End of month 3 target: $3,500–$5,000/month revenue, 8–10 recurring clients, 10+ Google reviews.

Phase 3: Systems (Months 4–5)

At this point you're generating enough revenue that your time is the bottleneck. The goal is to remove yourself from day-to-day operations.

  • Document every process: how to answer a new inquiry, how to handle a complaint, how to onboard a new cleaner
  • Consider hiring a part-time virtual assistant to handle initial call answering and booking confirmations
  • Hire cleaners 5–7
  • Add a second marketing channel — if you started with lead platforms, add Google reviews and Nextdoor referral campaigns

End of month 5 target: $6,000–$8,000/month revenue, operations largely running without daily hands-on management.

Phase 4: Scale (Month 6+)

Hire cleaner 8. At 80 cleans/month with 8 cleaners averaging $150/clean, you're at $12,000/month in revenue and approximately $5,400/month in profit. This is $10K/month territory.

The single biggest accelerator between Phase 2 and Phase 4 is recurring clients. A client who books bi-weekly pays you 26 times per year from a single sales conversation. Every recurring booking you lock in reduces the pressure to find new clients constantly.

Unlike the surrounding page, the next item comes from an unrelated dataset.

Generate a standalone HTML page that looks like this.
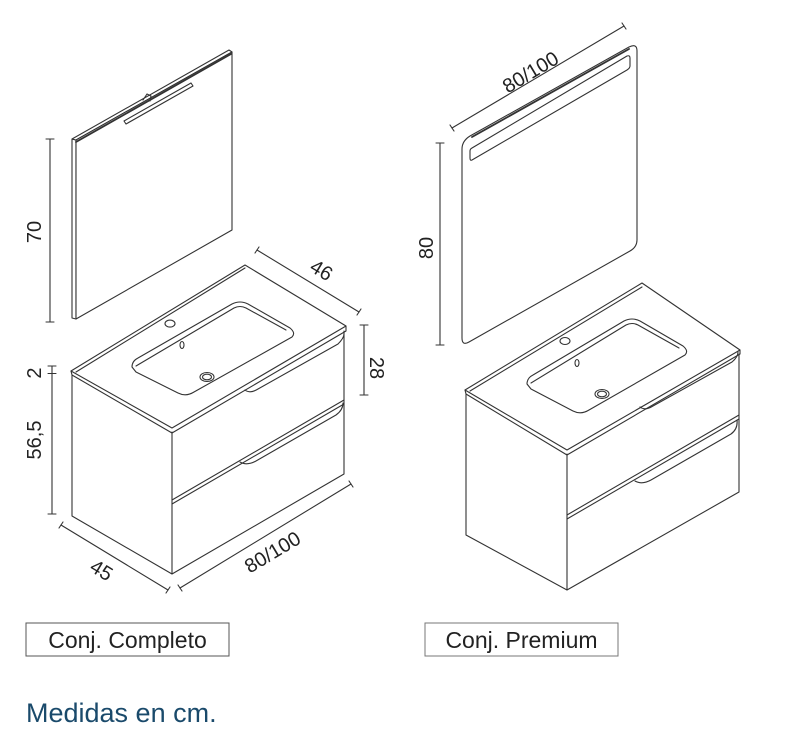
<!DOCTYPE html>
<html><head><meta charset="utf-8"><style>
html,body{margin:0;padding:0;background:#fff;}
svg{display:block;}
text{font-family:"Liberation Sans",sans-serif;fill:#222;}
</style></head><body>
<svg width="785" height="745" viewBox="0 0 785 745" xmlns="http://www.w3.org/2000/svg">
<g fill="none" stroke="#333" stroke-width="1.1" stroke-linejoin="round" stroke-linecap="round">
<!-- LEFT MIRROR -->
<polygon points="72,139 76,140 76,319 72,318" fill="#fff"/>
<polygon points="72,139 229,50 232,52 76,140" fill="#fff"/>
<polygon points="76,140 232,52 232,230 76,319" fill="#fff"/>
<line x1="76" y1="142" x2="231" y2="54" stroke-width="1.8"/>
<polygon points="124,121 191,83 193,86 126,124"/>
<path d="M143,100 l4,-6 l4,2 l-1,5"/>
<!-- dim 70 -->
<line x1="50" y1="139" x2="50" y2="322"/>
<line x1="46" y1="139" x2="54" y2="139"/><line x1="46" y1="322" x2="54" y2="322"/>
<!-- LEFT VANITY -->
<polygon points="71,371 245,265 346,326 172,428" fill="#fff"/>
<path d="M71,371 L72,375 L172,433 L346,331 L346,326"/>
<path d="M72,375 L72,516 L172,574 L344,474 L344,331"/>
<line x1="172" y1="432" x2="172" y2="574"/>
<line x1="172" y1="500" x2="344" y2="400"/>
<line x1="172" y1="504" x2="344" y2="404"/>
<path d="M245,390 Q250,394 258,389 L338,344 Q344,338 344,334"/>
<path d="M240,462 Q247,466 256,461 L336,415 Q343,410 343,403"/>
<path d="M76,372 L245,268"/>
<!-- basin -->
<path d="M132,367 Q132,361 138,358 L232,304 Q240,300 248,304 L290,328 Q296,333 292,337 L194,392 Q186,397 178,393 L136,372 Z"/>
<path d="M136,366 L234,308 Q240,305 246,308 L286,330"/>
<ellipse cx="170" cy="323.6" rx="5" ry="3.5"/>
<ellipse cx="182" cy="345" rx="2" ry="3.5"/>
<ellipse cx="207" cy="377" rx="7" ry="4.5"/><ellipse cx="207" cy="377" rx="4.5" ry="2.8"/>
<!-- dims -->
<line x1="257" y1="250" x2="359" y2="312"/>
<line x1="255" y1="253" x2="259" y2="247"/><line x1="357" y1="315" x2="361" y2="309"/>
<line x1="364" y1="325" x2="364" y2="395"/>
<line x1="360" y1="325" x2="368" y2="325"/><line x1="360" y1="395" x2="368" y2="395"/>
<line x1="52" y1="366" x2="52" y2="514"/>
<line x1="48" y1="366" x2="56" y2="366"/><line x1="48" y1="373.5" x2="56" y2="373.5"/><line x1="48" y1="514" x2="56" y2="514"/>
<line x1="61" y1="525" x2="168" y2="590"/>
<line x1="59" y1="528" x2="63" y2="522"/><line x1="166" y1="593" x2="170" y2="587"/>
<line x1="180" y1="588" x2="351" y2="484"/>
<line x1="178" y1="585" x2="182" y2="591"/><line x1="349" y1="481" x2="353" y2="487"/>

<!-- RIGHT MIRROR -->
<path d="M470,136 L629,47 Q637,43 637,51 L637,240 Q637,247 630,251 L469,342 Q462,346 462,338 L462,149 Q462,141 470,136 Z" fill="#fff"/>
<line x1="472" y1="137" x2="629" y2="49" stroke-width="1.8"/>
<path d="M472,148 L627,56 Q630,55 630,58 L630,66 Q630,68 627,70 L472,160 Q470,161 470,158 L470,151 Q470,149 472,148 Z"/>
<line x1="440" y1="143" x2="440" y2="345"/>
<line x1="436" y1="143" x2="444" y2="143"/><line x1="436" y1="345" x2="444" y2="345"/>
<line x1="452" y1="128" x2="624" y2="26"/>
<line x1="450" y1="125" x2="454" y2="131"/><line x1="622" y1="23" x2="626" y2="29"/>
<!-- RIGHT VANITY -->
<polygon points="465,390 642,283 740,350 567,450" fill="#fff"/>
<path d="M465,390 L466,394 L567,455 L740,354 L740,350"/>
<path d="M466,394 L466,535 L567,590 L739,492 L739,354"/>
<line x1="567" y1="454" x2="567" y2="590"/>
<line x1="567" y1="515" x2="739" y2="415"/>
<line x1="567" y1="519" x2="739" y2="419"/>
<path d="M640,407 Q645,411 653,406 L732,362 Q738,357 738,352"/>
<path d="M635,481 Q642,485 651,480 L731,434 Q738,429 737,420"/>
<path d="M470,391 L642,287"/>
<path d="M527,384 Q527,378 533,375 L624,321 Q632,317 640,321 L683,346 Q689,351 685,355 L589,410 Q581,415 573,411 L531,389 Z"/>
<path d="M531,383 L626,325 Q632,322 638,325 L679,348"/>
<ellipse cx="565" cy="341" rx="5" ry="3.5"/>
<ellipse cx="577" cy="363" rx="2" ry="3.5"/>
<ellipse cx="602" cy="394" rx="7" ry="4.5"/><ellipse cx="602" cy="394" rx="4.5" ry="2.8"/>
</g>
<!-- dim labels -->
<text x="0" y="0" font-size="20" transform="translate(41,232) rotate(-90)" text-anchor="middle">70</text>
<text x="0" y="0" font-size="20" transform="translate(41,373) rotate(-90)" text-anchor="middle">2</text>
<text x="0" y="0" font-size="20" transform="translate(41,440) rotate(-90)" text-anchor="middle">56,5</text>
<text x="0" y="0" font-size="20" transform="translate(370,368) rotate(90)" text-anchor="middle">28</text>
<text x="0" y="0" font-size="20" transform="translate(318,276) rotate(31)" text-anchor="middle">46</text>
<text x="0" y="0" font-size="20" transform="translate(98,576) rotate(31)" text-anchor="middle">45</text>
<text x="0" y="0" font-size="20" transform="translate(276,558) rotate(-31)" text-anchor="middle">80/100</text>
<text x="0" y="0" font-size="20" transform="translate(433,248) rotate(-90)" text-anchor="middle">80</text>
<text x="0" y="0" font-size="20" transform="translate(534,78) rotate(-31)" text-anchor="middle">80/100</text>
<!-- label boxes -->
<rect x="26" y="623" width="203" height="33" fill="#fff" stroke="#555" stroke-width="1"/>
<text x="127.5" y="648" font-size="23" text-anchor="middle" fill="#222">Conj. Completo</text>
<rect x="425" y="623" width="193" height="33" fill="#fff" stroke="#777" stroke-width="1"/>
<text x="521.5" y="648" font-size="23" text-anchor="middle" fill="#222">Conj. Premium</text>
<text x="26" y="722" font-size="27" style="fill:#1a4a6b">Medidas en cm.</text>
</svg>
</body></html>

The Most Common Reasons People Don't Reach $10K

  • They clean themselves instead of hiring — you become the bottleneck and can never scale past your own physical capacity
  • They underprice — low margins mean more volume is required to hit revenue targets, which requires more cleaners, which requires more management
  • They don't build systems — every new client adds stress instead of income because nothing is documented
  • They stop marketing when they're full — cleaner turnover is real. You always need a pipeline of new clients ready to fill gaps

What $10K/Month Actually Looks Like Day-to-Day

At full operation with 8 cleaners running 80 cleans/month, most owners spend 5–10 hours per week on the business: reviewing the schedule, handling the occasional issue, approving invoices, and responding to new client inquiries. A VA handles the rest. This is what "passive income" actually looks like after 6 months of deliberate execution.